Une station-service avait été exploitée à proximité du terrain à construire. Résultat, le sous-sol était pollué par différents hydrocarbures, le vendeur l’ignorait. Même si cette pollution n’a rien de monstrueux, elle est suffisante pour parler de vice caché et condamner le vendeur à prendre à ses frais le traitement des terres.
Le diagnostic pollution des sols n’est exigé que pour les installations classées et pour les changements d’affectation. Quant à l’information sur les secteurs d’information des sols (SIS), une disposition de la loi Alur, elle n’est entrée en vigueur qu’à partir de 2019. Autant dire qu’au moment de la vente de ce terrain à bâtir en 2016, il n’existait aucune obligation.
Dès les travaux de terrassement, le sous-sol va révéler des blocs de béton et des hydrocarbures sur une profondeur de trois mètres. Les travaux sont immédiatement stoppés. Mais pour ne pas prendre trop de retard, la SCI qui vient d’acquérir le terrain afin d’y construire un immeuble d’habitation, se charge de sa dépollution, prenant soin de faire analyser les terres excavées par un laboratoire accrédité.
Au total, plus de 56 tonnes de terres polluées ont été retirées et évacuées vers des centres de stockage appropriés. Les analyses sont formelles, on se situe entre 756 et 775 milligrammes par kilo pour les hydrocarbures, 110 mg par kilo pour les HAP (hydrocarbures aromatiques polycycliques). On peut donc parler de pollution puisque nous sommes au-delà des seuils de 500 mg/kg et 50 mg/kg, respectivement. Son origine? “Très probablement” une station essence qui avait été exploitée dans le passé sur une parcelle voisine.
La pollution des sols est aussi un vice caché
Pour le vendeur, rien ne permettait cependant de suspecter une pollution. Pour sa défense, il invoque une pollution peu importante, qui n’est pas de nature à rendre la chose vendue impropre à sa destination. En d’autres termes, il n’est pas possible de parler de vice caché.

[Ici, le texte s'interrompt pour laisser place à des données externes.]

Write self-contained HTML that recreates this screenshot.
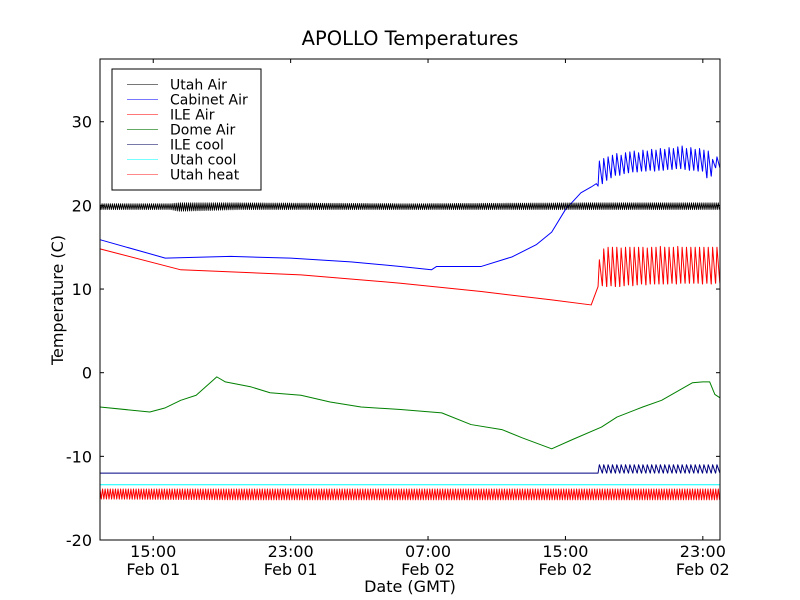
<!DOCTYPE html>
<html><head><meta charset="utf-8"><style>
body{margin:0;background:#fff}
svg{display:block;font-family:"DejaVu Sans","Liberation Sans",sans-serif}
</style></head><body>
<svg id="chart" width="800" height="600" viewBox="0 0 800 600" xmlns="http://www.w3.org/2000/svg">
<rect width="800" height="600" fill="#fff"/>
<text x="410" y="45" font-size="19.5" text-anchor="middle">APOLLO Temperatures</text>
<text transform="translate(63,300) rotate(-90)" font-size="16" text-anchor="middle">Temperature (C)</text>
<text x="410" y="592" font-size="16" text-anchor="middle">Date (GMT)</text>
<g id="series"></g>
<g id="axes"></g>
<g id="legend"></g>
</svg>
<script>
// ---- data (hours since Feb 01 00:00 GMT, temperature in C) ----
const xTickHours = [15, 23, 31, 39, 47];
const xTickTimes = ["15:00", "23:00", "07:00", "15:00", "23:00"];
const xTickDates = ["Feb 01", "Feb 01", "Feb 02", "Feb 02", "Feb 02"];
const yTicks = [-20, -10, 0, 10, 20, 30];
const seriesNames = ["Utah Air", "Cabinet Air", "ILE Air", "Dome Air", "ILE cool", "Utah cool", "Utah heat"];

const cabinetTimes = [11.9, 15.7, 19.5, 23.0, 26.5, 29.4, 31.2, 31.5, 34.1, 35.9, 37.3, 38.2, 39.0, 39.9, 40.5, 40.8];
const cabinetValues = [15.9, 13.7, 13.9, 13.7, 13.25, 12.7, 12.3, 12.7, 12.7, 13.85, 15.3, 16.8, 19.5, 21.5, 22.2, 22.6];
const cabinetPeaks = [25.3,25.6,25.8,26.0,26.2,26.0,26.3,26.4,26.5,26.3,26.6,26.5,26.7,26.6,26.8,26.7,26.9,26.8,27.0,27.1,26.8,26.9,26.7,26.8,26.6,26.5,25.5,25.8];
const cabinetTroughs = [22.3,22.6,23.0,23.3,23.6,23.6,23.8,23.9,24.0,24.0,24.1,24.1,24.2,24.1,24.2,24.2,24.3,24.3,24.4,24.4,24.3,24.2,24.2,24.1,24.1,23.3,23.5,24.5];

const ileAirTimes = [11.9, 16.6, 23.6, 29.4, 34.1, 38.2, 40.5];
const ileAirValues = [14.8, 12.3, 11.7, 10.7, 9.7, 8.7, 8.1];
const ileAirPeaks = [13.5,14.8,15.0,15.0,15.0,14.9,15.0,15.0,15.0,15.0,15.0,14.9,15.0,15.0,15.1,15.0,15.0,15.0,15.1,15.0,15.0,15.0,15.0,15.0,15.0,15.0,15.0,15.0];
const ileAirTroughs = [10.3,10.4,10.3,10.4,10.3,10.3,10.4,10.5,10.4,10.5,10.6,10.5,10.6,10.6,10.6,10.6,10.6,10.7,10.6,10.7,10.7,10.7,10.7,10.7,10.6,10.7,10.6,10.7];

const domeTimes = [11.9, 14.8, 15.7, 16.6, 17.5, 18.7, 19.2, 20.7, 21.8, 23.6, 25.3, 27.1, 29.4, 31.8, 33.5, 35.3, 36.5, 38.2, 39.4, 41.1, 42.0, 43.5, 44.6, 46.4, 47.0, 47.4, 47.7, 48.0];
const domeValues = [-4.1, -4.7, -4.2, -3.3, -2.7, -0.5, -1.1, -1.7, -2.4, -2.7, -3.5, -4.1, -4.4, -4.8, -6.2, -6.8, -7.8, -9.1, -8.0, -6.5, -5.3, -4.1, -3.3, -1.2, -1.1, -1.1, -2.6, -3.0];

const ileCoolBase = -12.0;
const ileCoolPeaks = [-11.0,-11.0,-11.0,-11.0,-11.0,-11.0,-11.0,-11.0,-11.0,-11.0,-11.0,-11.0,-11.0,-11.0,-11.0,-11.0,-11.0,-11.0,-11.0,-11.0,-11.0,-11.0,-11.0,-11.0,-11.0,-11.0,-11.0,-11.0];
const cycleStart = 40.9;
const cycleEnd = 48.0;

const utahCool = -13.4;
const utahAirTimes = [11.9, 16.0, 16.5, 20.0, 30.0, 40.0, 48.0];
const utahAirMax = [20.2, 20.2, 20.3, 20.3, 20.2, 20.3, 20.3];
const utahAirMin = [19.5, 19.5, 19.3, 19.5, 19.5, 19.5, 19.5];
const utahHeatTimes = [11.9, 20.0, 30.0, 40.0, 48.0];
const utahHeatMax = [-13.9, -13.9, -13.9, -13.9, -13.9];
const utahHeatMin = [-15.1, -15.2, -15.2, -15.2, -15.2];

// ---- axes ----
const L = 100, R = 720, T = 59, B = 540;
const xMin = 11.9, xMax = 48.0, yMin = -20, yMax = 37.5;
const xs = h => L + (h - xMin) / (xMax - xMin) * (R - L);
const ys = v => B - (v - yMin) / (yMax - yMin) * (B - T);
const NS = "http://www.w3.org/2000/svg";
function mk(tag, attrs, parent) {
  const e = document.createElementNS(NS, tag);
  for (const k in attrs) e.setAttribute(k, attrs[k]);
  parent.appendChild(e);
  return e;
}
const gS = document.getElementById('series');
const gA = document.getElementById('axes');
const gL = document.getElementById('legend');

function interp(ts, vs, t) {
  if (t <= ts[0]) return vs[0];
  for (let i = 1; i < ts.length; i++) if (t <= ts[i]) {
    const f = (t - ts[i-1]) / (ts[i] - ts[i-1]);
    return vs[i-1] + f * (vs[i] - vs[i-1]);
  }
  return vs[vs.length - 1];
}
function polyline(pts, color, name, w) {
  const p = mk('polyline', {points: pts.map(q => xs(q[0]).toFixed(2) + ',' + ys(q[1]).toFixed(2)).join(' '), fill: 'none', stroke: color, 'stroke-width': w || 1, 'stroke-linejoin': 'round'}, gS);
  
  
}
function band(ts, mx, mn, step) {
  const pts = []; let up = true;
  for (let t = ts[0]; t <= ts[ts.length-1]; t += step) {
    pts.push([t, up ? interp(ts, mx, t) : interp(ts, mn, t)]); up = !up;
  }
  return pts;
}
function cycles(peaks, troughs) {
  const n = peaks.length, dt = (cycleEnd - cycleStart) / n, pts = [];
  for (let i = 0; i < n; i++) {
    const t0 = cycleStart + i * dt;
    pts.push([t0, troughs[i]]);
    pts.push([t0 + dt * 0.3, peaks[i]]);
    pts.push([t0 + dt * 0.97, troughs[Math.min(i + 1, n - 1)]]);
  }
  return pts;
}

polyline(band(utahHeatTimes, utahHeatMax, utahHeatMin, 0.075), '#ff0000', 'utah-heat-line');
polyline([[xMin, utahCool], [xMax, utahCool]], '#00ffff', 'utah-cool-line');
polyline([[xMin, ileCoolBase], [cycleStart, ileCoolBase]].concat(cycles(ileCoolPeaks, ileCoolPeaks.map(() => ileCoolBase))), '#000080', 'ile-cool-line');
polyline(domeTimes.map((t, i) => [t, domeValues[i]]), '#008000', 'dome-air-line');
polyline(ileAirTimes.map((t, i) => [t, ileAirValues[i]]).concat(cycles(ileAirPeaks, ileAirTroughs)), '#ff0000', 'ile-air-line');
polyline(cabinetTimes.map((t, i) => [t, cabinetValues[i]]).concat(cycles(cabinetPeaks, cabinetTroughs)), '#0000ff', 'cabinet-air-line');
polyline(band(utahAirTimes, utahAirMax, utahAirMin, 0.06), '#000000', 'utah-air-line', 0.9);

const fr = mk('rect', {x: L, y: T, width: R - L, height: B - T, fill: 'none', stroke: '#000', 'stroke-width': 1}, gA);


yTicks.forEach(v => {
  const y = ys(v);
  mk('line', {x1: L, x2: L + 4, y1: y, y2: y, stroke: '#000'}, gA);
  mk('line', {x1: R, x2: R - 4, y1: y, y2: y, stroke: '#000'}, gA);
  const t = mk('text', {x: L - 8, y: y + 6, 'font-size': 16, 'text-anchor': 'end'}, gA);
  t.textContent = v;
  
  
});
xTickHours.forEach((h, i) => {
  const x = xs(h);
  mk('line', {x1: x, x2: x, y1: B, y2: B - 4, stroke: '#000'}, gA);
  mk('line', {x1: x, x2: x, y1: T, y2: T + 4, stroke: '#000'}, gA);
  const t1 = mk('text', {x: x, y: 557, 'font-size': 16, 'text-anchor': 'middle'}, gA);
  t1.textContent = xTickTimes[i];
  
  
  const t2 = mk('text', {x: x, y: 575, 'font-size': 16, 'text-anchor': 'middle'}, gA);
  t2.textContent = xTickDates[i];
  
  
});

const legColors = ['#777777', '#7777ff', '#ff7777', '#66aa66', '#7777aa', '#77ffff', '#ff8888'];
const lb = mk('rect', {x: 112, y: 69, width: 149, height: 121, fill: '#fff', stroke: '#000'}, gL);


seriesNames.forEach((n, i) => {
  const y = 84.5 + i * 15;
  const ln = mk('line', {x1: 127, x2: 158, y1: y, y2: y, stroke: legColors[i]}, gL);
  
  
  const t = mk('text', {x: 170, y: y + 5, 'font-size': 14}, gL);
  t.textContent = n;
  
  
});
</script>
</body></html>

La cour d’appel balaye l’argument, rappelant que “la pollution du sol, ignorée par l’acquéreur, constitue un vice caché, s’il rend l’immeuble impropre à sa destination”. Aucune expertise judiciaire n’a pourtant été ordonnée, mais elle estime que les analyses menées par le laboratoire sur les terres excavées sont suffisantes et infirme ainsi le jugement de première instance. “La cour d’appel constate que le terrain vendu (…) était bien affecté d’un vice caché découlant de la présence de produits pétroliers à des doses supérieures aux normes admises”; vice antérieur à la transaction, et “suffisamment grave pour remettre en cause la faisabilité du projet immobilier entrepris”. La cour d’appel souligne également la passivité du vendeur pourtant informé de la découverte de cette pollution, mais qui n’a jamais donné suite aux demandes de résolution du conflit à l’amiable.
Puisque les blocs de béton ne sont pas considérés comme une pollution, l’indemnisation se résume à l’évacuation des terres polluées, 6.800 euros pour les 56 tonnes concernées. La cour d’appel y ajoute les huit jours de retard de chantier suite à la découverte des terres, soit 1.200 euros supplémentaires.
Cour d’appel de Colmar, 12 avril 2023, n° 21/02693.